* **Exercise**
Count up the lines in the following listing that hold the word "this", then give only that count.

── Excerpted data ──

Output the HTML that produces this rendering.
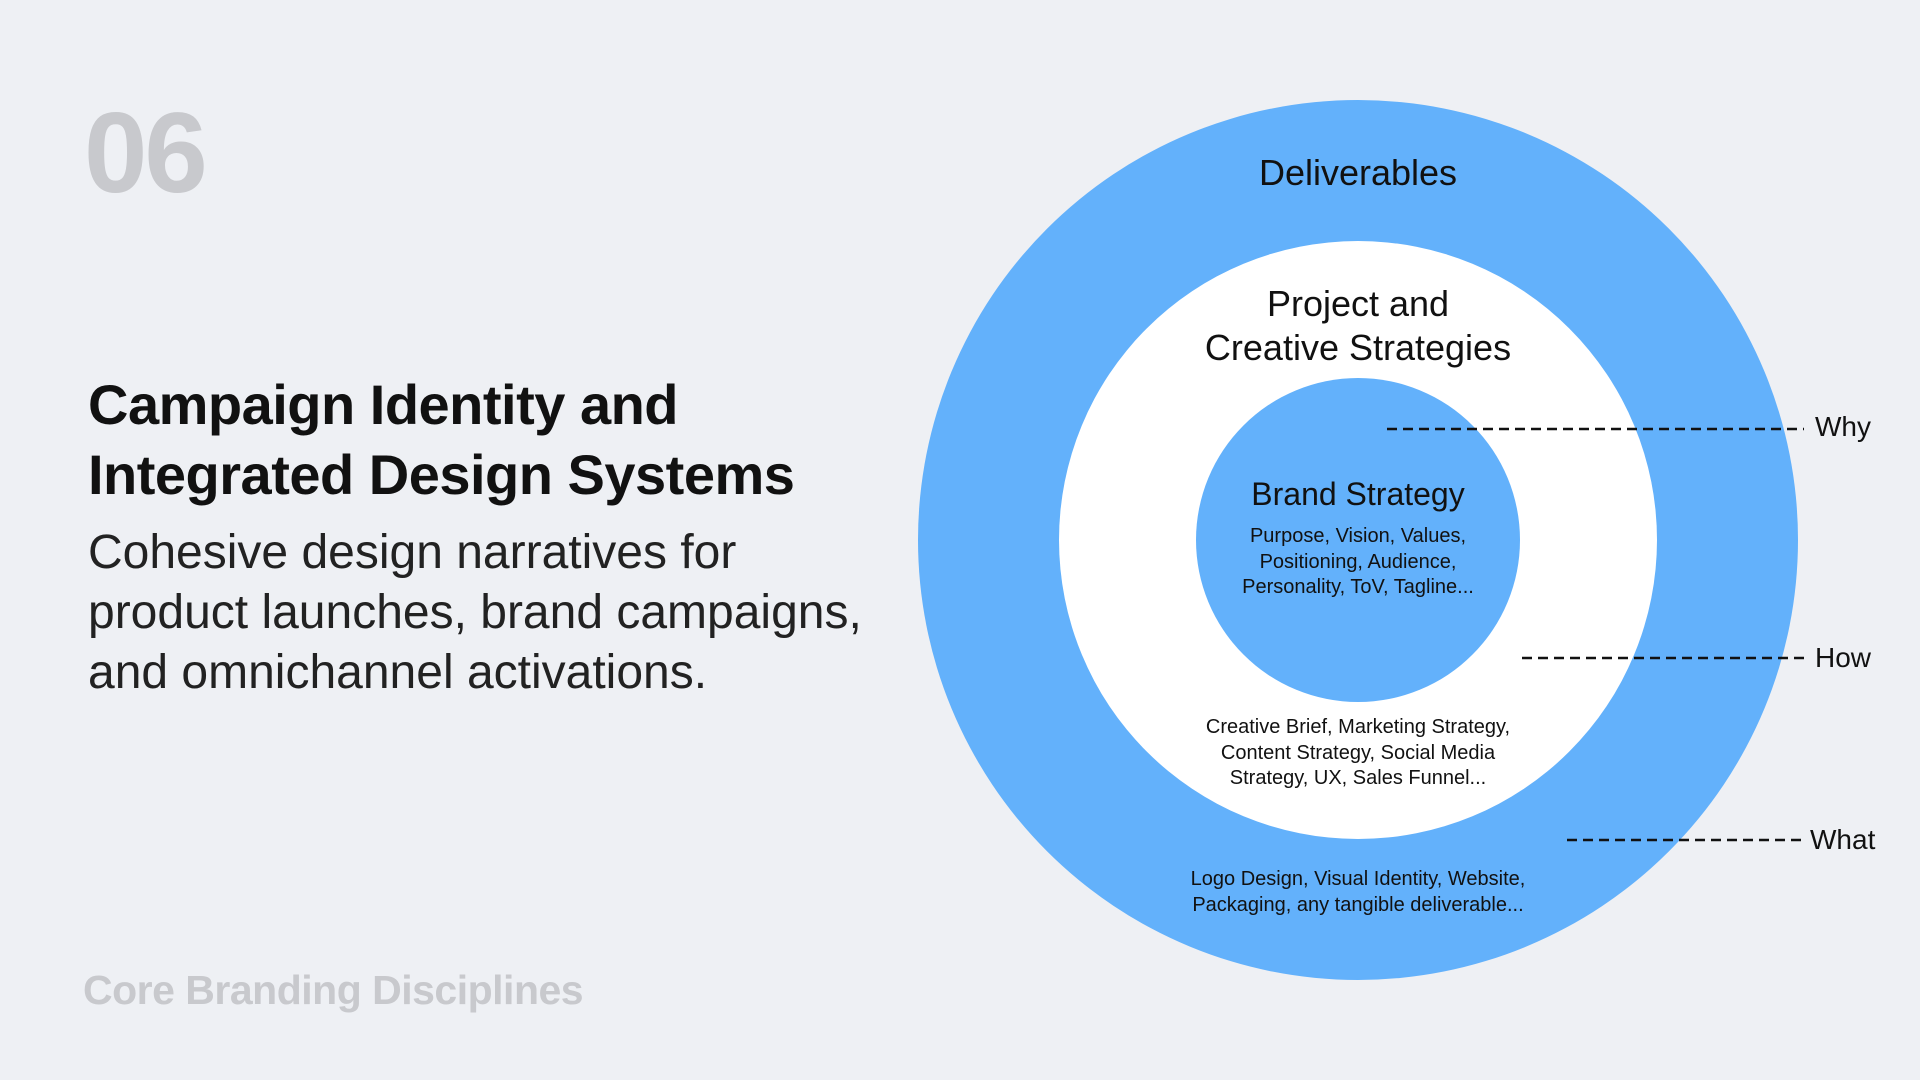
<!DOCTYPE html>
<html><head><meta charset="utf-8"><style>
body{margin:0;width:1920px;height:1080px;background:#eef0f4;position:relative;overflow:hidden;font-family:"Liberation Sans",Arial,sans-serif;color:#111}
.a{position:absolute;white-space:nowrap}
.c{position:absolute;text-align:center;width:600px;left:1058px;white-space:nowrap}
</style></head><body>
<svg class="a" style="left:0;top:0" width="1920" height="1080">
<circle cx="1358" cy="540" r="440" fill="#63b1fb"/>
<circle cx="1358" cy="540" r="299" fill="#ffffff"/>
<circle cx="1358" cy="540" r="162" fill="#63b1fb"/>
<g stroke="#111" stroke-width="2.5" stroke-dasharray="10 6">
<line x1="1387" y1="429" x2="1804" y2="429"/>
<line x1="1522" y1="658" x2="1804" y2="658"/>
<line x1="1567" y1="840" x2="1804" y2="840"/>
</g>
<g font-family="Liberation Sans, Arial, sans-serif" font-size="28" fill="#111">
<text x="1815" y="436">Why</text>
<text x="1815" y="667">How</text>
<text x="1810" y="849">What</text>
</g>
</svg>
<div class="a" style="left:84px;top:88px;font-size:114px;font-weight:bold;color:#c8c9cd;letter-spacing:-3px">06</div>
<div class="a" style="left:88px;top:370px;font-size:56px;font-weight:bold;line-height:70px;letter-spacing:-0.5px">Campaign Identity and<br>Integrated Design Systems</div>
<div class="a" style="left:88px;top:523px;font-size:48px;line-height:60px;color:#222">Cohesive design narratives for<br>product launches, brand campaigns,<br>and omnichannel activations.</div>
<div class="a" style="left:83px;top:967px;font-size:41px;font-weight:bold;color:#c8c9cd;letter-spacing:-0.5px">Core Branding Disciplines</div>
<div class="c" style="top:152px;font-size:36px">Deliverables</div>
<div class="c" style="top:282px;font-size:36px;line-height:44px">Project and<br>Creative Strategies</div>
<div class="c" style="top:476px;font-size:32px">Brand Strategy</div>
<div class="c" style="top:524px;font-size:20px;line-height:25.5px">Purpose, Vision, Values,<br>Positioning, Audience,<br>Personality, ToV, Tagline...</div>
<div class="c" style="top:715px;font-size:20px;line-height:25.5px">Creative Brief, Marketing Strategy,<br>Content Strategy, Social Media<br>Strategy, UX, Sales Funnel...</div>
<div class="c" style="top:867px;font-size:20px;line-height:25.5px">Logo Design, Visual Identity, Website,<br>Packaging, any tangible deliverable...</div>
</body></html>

───
── Excerpted data ──

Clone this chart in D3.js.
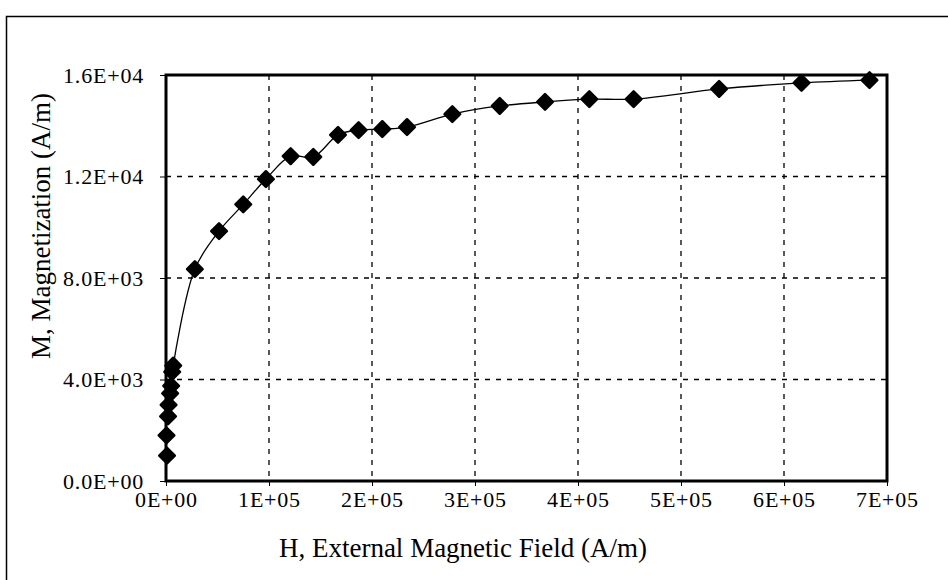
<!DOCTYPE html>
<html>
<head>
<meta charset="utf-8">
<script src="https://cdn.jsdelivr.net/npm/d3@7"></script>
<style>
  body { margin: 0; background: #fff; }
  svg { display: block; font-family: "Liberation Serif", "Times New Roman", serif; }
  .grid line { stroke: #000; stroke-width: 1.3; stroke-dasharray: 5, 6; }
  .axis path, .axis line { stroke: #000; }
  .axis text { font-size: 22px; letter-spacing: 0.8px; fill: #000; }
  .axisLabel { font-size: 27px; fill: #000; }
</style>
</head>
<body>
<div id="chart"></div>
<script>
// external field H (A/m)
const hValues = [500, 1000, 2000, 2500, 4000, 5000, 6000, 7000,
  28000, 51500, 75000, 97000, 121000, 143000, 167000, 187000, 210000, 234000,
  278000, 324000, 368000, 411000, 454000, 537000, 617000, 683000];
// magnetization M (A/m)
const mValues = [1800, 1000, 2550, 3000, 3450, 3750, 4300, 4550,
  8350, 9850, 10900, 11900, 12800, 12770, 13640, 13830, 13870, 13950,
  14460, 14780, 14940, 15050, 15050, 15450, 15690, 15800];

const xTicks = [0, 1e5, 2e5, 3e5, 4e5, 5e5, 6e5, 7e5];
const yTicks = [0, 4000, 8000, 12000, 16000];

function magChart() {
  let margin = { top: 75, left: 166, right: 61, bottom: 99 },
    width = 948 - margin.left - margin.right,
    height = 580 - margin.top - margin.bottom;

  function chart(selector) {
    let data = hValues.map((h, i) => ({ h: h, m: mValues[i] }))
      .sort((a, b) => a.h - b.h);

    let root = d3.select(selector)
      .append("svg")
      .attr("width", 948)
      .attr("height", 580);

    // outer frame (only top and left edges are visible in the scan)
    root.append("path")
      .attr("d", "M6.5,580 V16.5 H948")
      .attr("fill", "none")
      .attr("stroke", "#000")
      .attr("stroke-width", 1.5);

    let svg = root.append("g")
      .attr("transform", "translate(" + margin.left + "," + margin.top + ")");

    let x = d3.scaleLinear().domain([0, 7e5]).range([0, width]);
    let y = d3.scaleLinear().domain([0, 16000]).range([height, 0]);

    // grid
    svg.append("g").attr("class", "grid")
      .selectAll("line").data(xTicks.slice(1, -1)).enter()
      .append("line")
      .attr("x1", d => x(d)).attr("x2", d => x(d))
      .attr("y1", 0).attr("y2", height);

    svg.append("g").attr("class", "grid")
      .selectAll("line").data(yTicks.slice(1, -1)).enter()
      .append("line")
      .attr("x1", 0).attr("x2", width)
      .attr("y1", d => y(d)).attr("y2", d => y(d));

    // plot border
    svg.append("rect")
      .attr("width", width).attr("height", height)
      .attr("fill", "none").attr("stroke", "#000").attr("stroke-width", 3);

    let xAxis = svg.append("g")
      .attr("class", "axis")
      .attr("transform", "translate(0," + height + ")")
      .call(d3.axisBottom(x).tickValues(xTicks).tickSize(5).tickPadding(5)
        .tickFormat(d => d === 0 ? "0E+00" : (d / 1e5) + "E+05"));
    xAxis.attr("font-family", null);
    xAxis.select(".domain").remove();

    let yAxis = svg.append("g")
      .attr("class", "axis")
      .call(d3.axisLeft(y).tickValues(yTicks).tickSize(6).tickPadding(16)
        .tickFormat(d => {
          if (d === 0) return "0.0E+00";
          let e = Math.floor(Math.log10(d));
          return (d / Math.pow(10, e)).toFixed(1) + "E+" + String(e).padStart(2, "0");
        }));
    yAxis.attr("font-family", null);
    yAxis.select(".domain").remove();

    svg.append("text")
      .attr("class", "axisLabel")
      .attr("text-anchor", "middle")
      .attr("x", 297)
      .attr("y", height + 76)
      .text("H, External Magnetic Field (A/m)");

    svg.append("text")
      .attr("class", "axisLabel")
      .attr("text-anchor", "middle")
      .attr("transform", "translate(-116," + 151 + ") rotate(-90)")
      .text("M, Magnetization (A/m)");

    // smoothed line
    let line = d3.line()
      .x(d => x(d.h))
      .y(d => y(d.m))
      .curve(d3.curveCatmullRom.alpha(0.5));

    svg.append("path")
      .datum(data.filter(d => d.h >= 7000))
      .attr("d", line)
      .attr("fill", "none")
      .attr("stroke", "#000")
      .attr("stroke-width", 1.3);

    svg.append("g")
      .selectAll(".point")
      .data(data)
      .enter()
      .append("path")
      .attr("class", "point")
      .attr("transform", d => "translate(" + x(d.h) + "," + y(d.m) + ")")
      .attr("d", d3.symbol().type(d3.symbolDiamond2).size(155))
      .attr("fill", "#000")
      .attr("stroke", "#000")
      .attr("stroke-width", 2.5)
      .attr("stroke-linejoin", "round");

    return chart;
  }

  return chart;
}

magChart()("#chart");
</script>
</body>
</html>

───

* **Response to the exercise**
2